Saturday, October 20, 2012

Global 2012: Halle Berry on Why She's Had Bad Choices in Men

Introducing Dorothy Dandridge
Introducing Dorothy Dandridge (Photo credit: Wikipedia)

Halle Berry, 46, is opening up about her failed past relationships in a new interview with T, The New York Times Style Magazine, where she says "her picker's broken" when it comes to men.

Berry's rocky relationships are no secret. The collapse of Berry's four-year marriage to baseball player David Justice resulted in a suicide attempt, her second husband Eric Benet went into sex rehab and admitted to cheating on her repeatedly, and now she is currently in a custody struggle with her daughter Nahla's father Gabriel Aubry.

"My picker's broken," Berry tells T about her ability to choose men. "God just wanted to mix up my life. Maybe he was thinking, 'This girl can't get everything! I'm going to give her a broken picker.'"

But now that she's engaged to Olivier Martinez, she says her picker is apparently "fixed now."

According to Berry, part of her questionable past choices comes from her admitted low self-esteem.

"Just because they see my face doesn't mean they see me. A person's self-esteem has nothing to do with how she looks," she says. "If it's true that I'm beautiful, I'm proof of that. Self-esteem comes from who you have in your life. How you were raised. What you struggled with as a child."

Her childhood struggles include being raised by a single mother and having a hard time fitting in due to being bi-racial.
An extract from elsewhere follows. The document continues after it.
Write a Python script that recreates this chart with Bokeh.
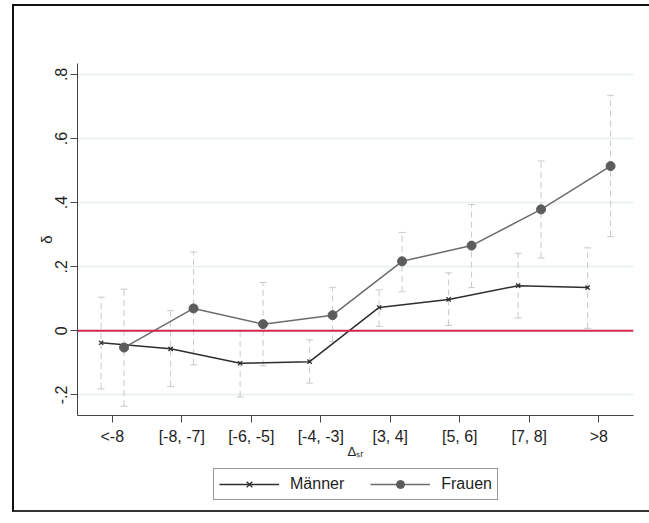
from bokeh.plotting import figure
from bokeh.layouts import column
from bokeh.models import (FactorRange, Range1d, ColumnDataSource, Span, Legend,
                          LegendItem, FixedTicker)
from bokeh.transform import dodge
from bokeh.embed import file_html
from bokeh.resources import INLINE

# ---- data ----
categories = ["<-8", "[-8, -7]", "[-6, -5]", "[-4, -3]", "[3, 4]", "[5, 6]", "[7, 8]", ">8"]
maenner = [-0.037, -0.056, -0.101, -0.096, 0.073, 0.098, 0.141, 0.135]
maenner_lo = [-0.181, -0.174, -0.206, -0.163, 0.014, 0.017, 0.040, 0.008]
maenner_hi = [0.105, 0.063, 0.000, -0.028, 0.128, 0.181, 0.242, 0.259]
frauen = [-0.052, 0.070, 0.021, 0.049, 0.217, 0.266, 0.379, 0.514]
frauen_lo = [-0.235, -0.106, -0.109, -0.033, 0.122, 0.135, 0.227, 0.294]
frauen_hi = [0.130, 0.246, 0.151, 0.136, 0.307, 0.394, 0.530, 0.735]
y_ticks = [-0.2, 0.0, 0.2, 0.4, 0.6, 0.8]
y_tick_labels = ["-.2", "0", ".2", ".4", ".6", ".8"]
series_names = ["Männer", "Frauen"]
reference_value = 0.0

src = ColumnDataSource(dict(cat=categories, m=maenner, m_lo=maenner_lo, m_hi=maenner_hi,
                            f=frauen, f_lo=frauen_lo, f_hi=frauen_hi))

FONT = "Liberation Sans"
TXT = "#1e1e1e"
M_COL, F_COL, F_MARK = "#2e2e2e", "#6c6c6c", "#5c5c5c"

W = 637
H1, H2 = 461, 43
x_range = FactorRange(*categories, range_padding=0, factor_padding=0)
p = figure(x_range=x_range, y_range=Range1d(-0.264, 0.834),
           width=W, height=H1,
           output_backend="svg", toolbar_location=None,
           min_border_left=63, min_border_right=18, min_border_top=57, min_border_bottom=52,
           background_fill_color="white", border_fill_color="white",
           outline_line_color=None)

# grids
p.xgrid.visible = False
p.ygrid.grid_line_color = "#e5eef0"
p.ygrid.grid_line_width = 1.5

# axes
for ax in (p.xaxis[0], p.yaxis[0]):
    ax.axis_line_color = "#444444"
    ax.axis_line_width = 1
    ax.major_tick_line_color = "#444444"
    ax.major_tick_out = 7
    ax.major_tick_in = 0
    ax.minor_tick_line_color = None
    ax.major_label_text_font = FONT
    ax.major_label_text_font_size = "16px"
    ax.major_label_text_color = TXT
    ax.axis_label_text_font = FONT
    ax.axis_label_text_font_style = "normal"
    ax.axis_label_text_color = TXT

p.yaxis.ticker = FixedTicker(ticks=y_ticks)
p.yaxis.major_label_overrides = dict(zip(y_ticks, y_tick_labels))
p.yaxis.major_label_orientation = "vertical"
p.yaxis.major_label_standoff = 3
p.yaxis.axis_label = "δ"
p.yaxis.axis_label_text_font_size = "15px"
p.yaxis.axis_label_standoff = -2

p.xaxis.major_label_standoff = 5
p.xaxis.axis_label = "Δₛᵣ"
p.xaxis.axis_label_text_font_size = "13px"
p.xaxis.axis_label_standoff = -4

m_x = dodge("cat", -0.16, range=x_range)
f_x = dodge("cat", 0.17, range=x_range)

ERR = "#c9c9c9"
# error bars
for xx, lo, hi in ((m_x, "m_lo", "m_hi"), (f_x, "f_lo", "f_hi")):
    p.segment(x0=xx, y0=lo, x1=xx, y1=hi, source=src, line_color=ERR,
              line_width=1, line_dash="6 4")
    p.scatter(x=xx, y=lo, source=src, marker="dash", size=7, line_color=ERR, line_width=1)
    p.scatter(x=xx, y=hi, source=src, marker="dash", size=7, line_color=ERR, line_width=1)

zero = Span(location=reference_value, dimension="width", line_color="#d52650",
            line_width=2, level="glyph")
p.add_layout(zero)

def draw_series(fig):
    ml = fig.line(x=m_x, y="m", source=src, line_color=M_COL, line_width=1.5)
    mp = fig.scatter(x=m_x, y="m", source=src, marker="x", size=6,
                     line_color=M_COL, line_width=1.3)
    fl = fig.line(x=f_x, y="f", source=src, line_color=F_COL, line_width=1.5)
    fp = fig.scatter(x=f_x, y="f", source=src, marker="circle", size=9,
                     fill_color=F_MARK, line_color=F_MARK)
    return ml, mp, fl, fp

draw_series(p)

# ---- legend strip below the chart (same series, kept out of its view) ----
lg = figure(width=W, height=H2, x_range=x_range, y_range=Range1d(10, 11),
            output_backend="svg", toolbar_location=None,
            x_axis_location=None, y_axis_location=None,
            min_border_left=63, min_border_right=18, min_border_top=0, min_border_bottom=0,
            background_fill_color="white", border_fill_color="white",
            outline_line_color=None)
lg.xgrid.visible = False
lg.ygrid.visible = False
lm_line, lm_pts, lf_line, lf_pts = draw_series(lg)

legend = Legend(items=[LegendItem(label=series_names[0], renderers=[lm_line, lm_pts]),
                       LegendItem(label=series_names[1], renderers=[lf_line, lf_pts])],
                orientation="horizontal", location=(136, 10),
                padding=5, spacing=26, glyph_width=60, glyph_height=20,
                label_standoff=11, label_height=16, label_width=0, margin=0,
                border_line_color="#333333", border_line_width=1,
                background_fill_color="white",
                label_text_font=FONT, label_text_font_size="16px", label_text_color=TXT)
lg.add_layout(legend, "center")

page = column(p, lg, spacing=0,
              styles={"margin-left": "12px", "margin-top": "4px",
                      "border-left": "2px solid #111111",
                      "border-top": "2px solid #111111",
                      "border-bottom": "2px solid #333333",
                      "border-right": "none"})

open("out.html", "w").write(file_html(page, INLINE))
"My mother tried hard," Berry says. "But there was no substitute for having a black woman I could identify with, who could teach me about being black."

"I always had to prove myself through my actions,"she recalls about being the lone black student in a nearly all-white school. "Be a cheerleader. Be class president. Be the editor of the newspaper. It gave me a way to show who I was without being angry or violent. By the time I left school, I had a lot of tenacity. I'd turned things around."

Still, her "humble beginnings" very much affect her today -- even on the night she won an Oscar for Monster's Ball.

"I always felt like the underdog. Behind the eight ball. I learned not to be too high on the hog," she explains. "Even that night I won the Oscar, I had a fundamental knowing, it was just a moment in time. Driving home that night, back to my house, I felt like Cinderella. I said, 'When this night is over, I'm going back to who I was.' And I did."